AVI CHAI concluded its general grant making on December 31, 2019.

Would Your School Pass the Day School Sustainability Stress Test? What to Do If You Fail?

Posted by: Guest

June 12, 2013

By Dr. Harry Bloom, Director of Planning and Performance Improvement
Hbloom1@yu.edu

After the financial meltdown of 2008, banks were subjected to so- called “stress tests” by banking regulators. These were designed to determine how resilient the banks were, how they might fare if subjected to additional adverse circumstances, such as renewed recessionary conditions. At the YU School Partnership, we have adopted the principle of “stress testing” relative to helping ensure our Jewish day schools can sustain themselves under challenging conditions. The findings from our Benchmarking program with fifty Jewish day schools indicates that over half of our schools need to work on improving their scores!
Stress Testing Jewish Day Schools for Sustainability
With the generous support of The AVI CHAI Foundation and Federations and foundations in schools and communities around the country, we have built an aggregate database of 50 Jewish day schools of widely varying sizes and all denominations. Collectively these schools educate over 22,000 students and have operating expenses of in excess of $300 million. We believe that a key day school financial stress test measure should be the ratio of current year Revenue relative to current year Expenses.
Revenue is defined as the sum of Net Tuition (Gross Tuition minus Financial Aid) + Mandatory Fees + Annual Fundraising + Non-Tuition Income (grants, endowment income, and net fees from facilities rentals and value added services (e.g., summer camps).
Expenses are defined as Compensation Expenses + Purchased Services + Purchased Goods (but not accounting charges such as for depreciation). 
First, the good news: just under half of the schools in our sample had Revenue to Expense ratios in excess of 1.0. On another key ratio, Net Tuition plus Mandatory Fees divided by Expenses, they averaged 0.8, meaning they were covering 80% of their expenses with “hard income.”
What we found less encouraging was that  1/3 of schools had ratios of 0.90 to 0.99, meaning they were falling short of matching Expenses with Revenue by between 1% and 10%. Their ratio of Net Tuition plus Mandatory Fees to Expenses only averages 67%, meaning they need to raise very large amounts of money from donations and non-tuition sources including foundation and government grants, endowment income, and fee for service income.
Unfortunately, the remaining 10 schools fell short of the 0.9 ratio, some, well short of it. Just over half of their expenses are covered through Net Tuition and Mandatory Fees. Sadly, two of the schools in this category recently announced plans to close their doors and a number of others are in precarious, hand to mouth, condition.

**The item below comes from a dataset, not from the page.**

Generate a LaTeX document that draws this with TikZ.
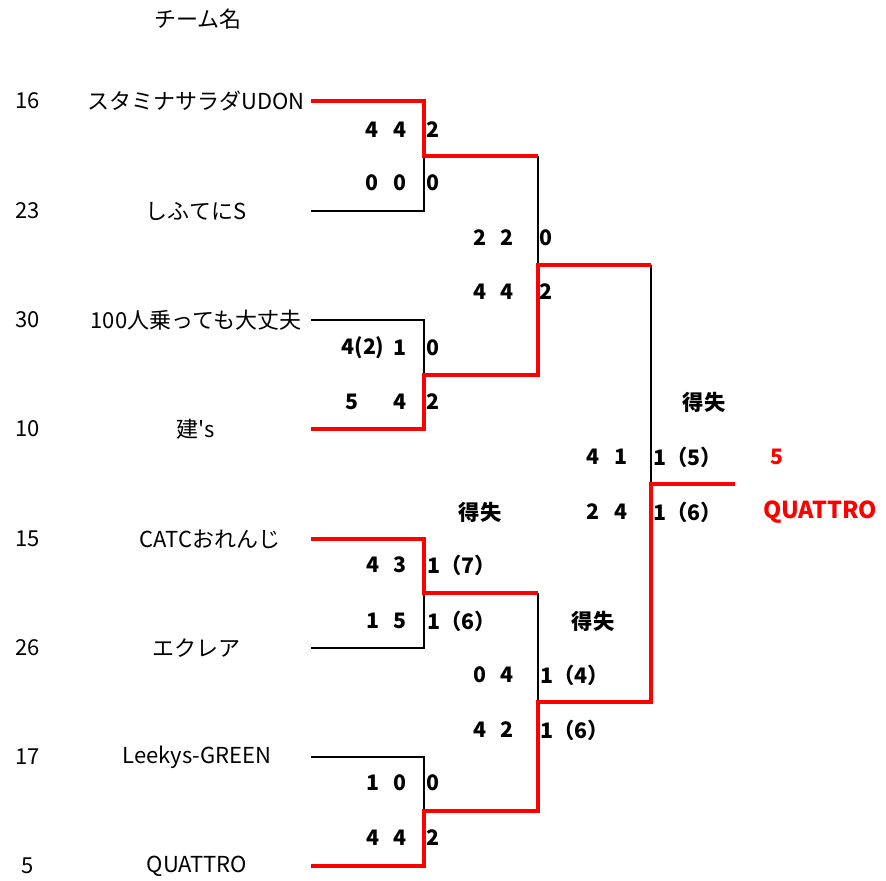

How these schools manage to keep their doors open is not “pretty.” Robbing next year’s tuition to pay this year’s expenses, delaying payroll commitments to staff and payments to vendors, overextended lines of credit, and emergency bailout calls to last resort funders: This is a sad way of life for such schools, their leaders, employees and families.
Those schools with wider stress test gaps than 10 percent should seriously consider more radical changes including mergers because their fundamental operating models are simply unsustainable. Fundamental strategic re-thinking and planning by the Board is an absolute requirement in such cases. Facing into the challenges will maximize the choices available to the families and communities served by schools in this condition and is not something to avoid, but rather something to embrace.

Total Revenues/Expenses

Net Tuition + Fees/Expenses

Number of Students

Annual Expense Budget

Most Sustainable (23 Schools) 1.0 or Higher 80%

12,770

$161 Million
Moderately Sustainable (17 Schools) 0.9-0.99 67% 7,200 $103 million
Least Sustainable (10 Schools) Under 90% 55% 2,200 $45 million


A Disciplined Method for Enhancing Sustainability

Fortunately, schools can take steps to purposefully improve their ratios. Implementing benchmarking analysis can point schools to specific areas to focus on. For example, schools can focus on the revenue side of the equation and/or the expense side of the ratio. Many do both.
Revenue boosting “moves” can include:

  • Raising tuition in some grades to better mirror the cost per student.
  • Professionalizing the recruitment of students by sharpening brand image and focusing parent ambassadors on specific target market segments.
  • Improving the sophistication of fundraising—becoming more donor– and less event– focused and better managing the cultivation of major gift prospects.
  • Pursuing fee based and rental income, increasing endowment funds, and securing foundation and government grants.

On the expense side of the equation schools can:

  • Reduce educational administrative expense by asking senior faculty members to assume administrative roles or administrators to assume teaching roles.
  • Lower teaching costs per student through modest increases in section size enabled by teachers trained in differentiated instruction and blended learning, plus the more effective use of teaching assistants.
  • Reduce non-faculty costs through outsourcing and joint purchasing.

Schools involved in the YU Benchmarking and Financial Reengineering program have successfully attained ten or more percentage points of ratio improvement over a period of several years, making steady progress each year.
A recent publication “Sustaining Your Day School: 50 Strategies from the Field,” catalogues additional concrete tactics that schools are using.